Enfin, n’oublions pas de mentionner la réalité la plus évidente de toutes : Jésus était un homme. Cela ne signifie pas que Dieu soit un homme – l’éternel « grand barbu » dans les cieux. Malgré tout, la masculinité de Jésus n’est pas sans importance. Il était un homme tout comme les prophètes (publics), les prêtres et les rois d’autrefois, tout comme le premier Adam. Jésus était un homme, en tant que nouveau Moïse et nouvel Israël, en tant que personnage divin envoyé par l’Ancien des jours et en tant qu’Agneau parfait pour le sacrifice. Et lorsque Jésus reviendra comme un guerrier triomphant et un juge juste, c’est en tant qu’homme qu’il apparaîtra.
Aucun être humain n’a autant défendu la cause des femmes que Jésus ; et personne, au moyen de son exemple et dans sa propre personne, n’a autant œuvré que lui pour défendre la véritable masculinité.

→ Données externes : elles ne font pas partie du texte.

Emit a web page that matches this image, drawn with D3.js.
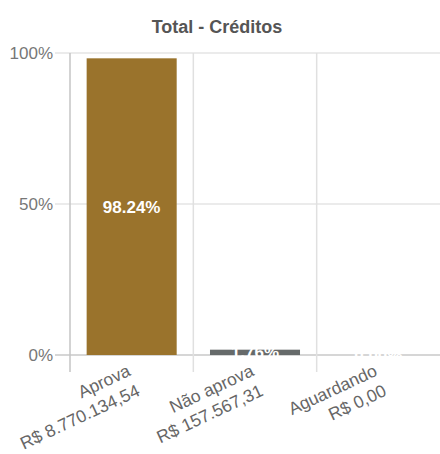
<!DOCTYPE html>
<html>
<head>
<meta charset="utf-8">
<script src="https://cdn.jsdelivr.net/npm/d3@7"></script>
<style>
  body { margin: 0; background: #fff; }
  text { font-family: "Liberation Sans", Arial, sans-serif; }
</style>
</head>
<body>
<script>
const WIDTH = 440;
const HEIGHT = 454;

// dados
const categorias = ["Aprova", "Não aprova", "Aguardando"];
const valores = ["R$ 8.770.134,54", "R$ 157.567,31", "R$ 0,00"];
const percentuais = [98.24, 1.76, 0.00];
const cores = ["#9a732c", "#666a6a", "#666a6a"];
const ticksY = [0, 50, 100];

const margin = {top: 53, right: 0, bottom: 99, left: 70};

const svg = d3.select("body")
  .append("svg")
  .attr("width", WIDTH)
  .attr("height", HEIGHT);

const x = d3.scaleBand()
  .domain(categorias)
  .range([margin.left, margin.left + 370])
  .paddingInner(0.27)
  .paddingOuter(0.135);

const y = d3.scaleLinear()
  .domain([0, 100])
  .range([HEIGHT - margin.bottom, margin.top]);

// titulo
svg.append("text")
  .attr("x", 217)
  .attr("y", 33)
  .attr("text-anchor", "middle")
  .attr("font-size", 18)
  .attr("font-weight", "bold")
  .attr("fill", "#555")
  .text("Total - Créditos");

// grade horizontal
svg.append("g")
  .selectAll("line")
  .data(ticksY)
  .join("line")
  .attr("x1", margin.left - 15)
  .attr("x2", WIDTH)
  .attr("y1", d => y(d))
  .attr("y2", d => y(d))
  .attr("stroke", d => d === 0 ? "#c8c8c8" : "#e4e4e4")
  .attr("stroke-width", 1.5);

// grade vertical (limites das categorias)
const passo = x.step();
const limites = categorias.map((c, i) => margin.left + i * passo);
svg.append("g")
  .selectAll("line")
  .data(limites.slice(1))
  .join("line")
  .attr("x1", d => d)
  .attr("x2", d => d)
  .attr("y1", y(100))
  .attr("y2", y(0) + 17)
  .attr("stroke", "#e0e0e0")
  .attr("stroke-width", 1.5);

svg.append("line")
  .attr("x1", margin.left)
  .attr("x2", margin.left)
  .attr("y1", y(100))
  .attr("y2", y(0) + 17)
  .attr("stroke", "#c4c4c4")
  .attr("stroke-width", 1.5);

// rotulos eixo y
svg.append("g")
  .selectAll("text")
  .data(ticksY)
  .join("text")
  .attr("x", margin.left - 17)
  .attr("y", d => y(d) + 6)
  .attr("text-anchor", "end")
  .attr("font-size", 17)
  .attr("fill", "#777")
  .text(d => d + "%");

// barras
svg.append("g")
  .selectAll("rect")
  .data(percentuais)
  .join("rect")
  .attr("x", (d, i) => x(categorias[i]))
  .attr("width", x.bandwidth())
  .attr("y", d => y(d))
  .attr("height", d => y(0) - y(d))
  .attr("fill", (d, i) => cores[i]);

// rotulos das barras
svg.append("g")
  .selectAll("text")
  .data(percentuais)
  .join("text")
  .attr("x", (d, i) => x(categorias[i]) + x.bandwidth() / 2)
  .attr("y", d => (y(d) + y(0)) / 2 + 6)
  .attr("text-anchor", "middle")
  .attr("font-size", 17)
  .attr("font-weight", "bold")
  .attr("fill", "#fff")
  .text(d => d.toFixed(2) + "%");

// rotulos eixo x
const rot = svg.append("g")
  .selectAll("text")
  .data(categorias)
  .join("text")
  .attr("transform", d => `translate(${x(d) + x.bandwidth() / 2},${y(0) + 20}) rotate(-25)`)
  .attr("text-anchor", "end")
  .attr("font-size", 17.5)
  .attr("fill", "#666");

rot.append("tspan")
  .attr("x", 0)
  .attr("dy", 0)
  .text(d => d);

rot.append("tspan")
  .attr("x", 0)
  .attr("dy", 22)
  .text((d, i) => valores[i]);
</script>
</body>
</html>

Jésus, bien sûr, est venu sauver des hommes et des femmes. Mais en se présentant sous la forme d’un homme, il a littéralement incarné ce en quoi consiste la véritable masculinité : sauver, protéger, libérer, diriger, enseigner, et servir. Il semble donc logique que, tout en honorant les femmes et en les rendant aptes à servir dans le ministère, ce soient exclusivement des hommes qu’il sélectionne pour occuper des positions d’autorité. Aucun être humain n’a autant défendu la cause des femmes que Jésus ; et personne, au moyen de son exemple et dans sa propre personne, n’a autant œuvré que lui pour défendre la véritable masculinité.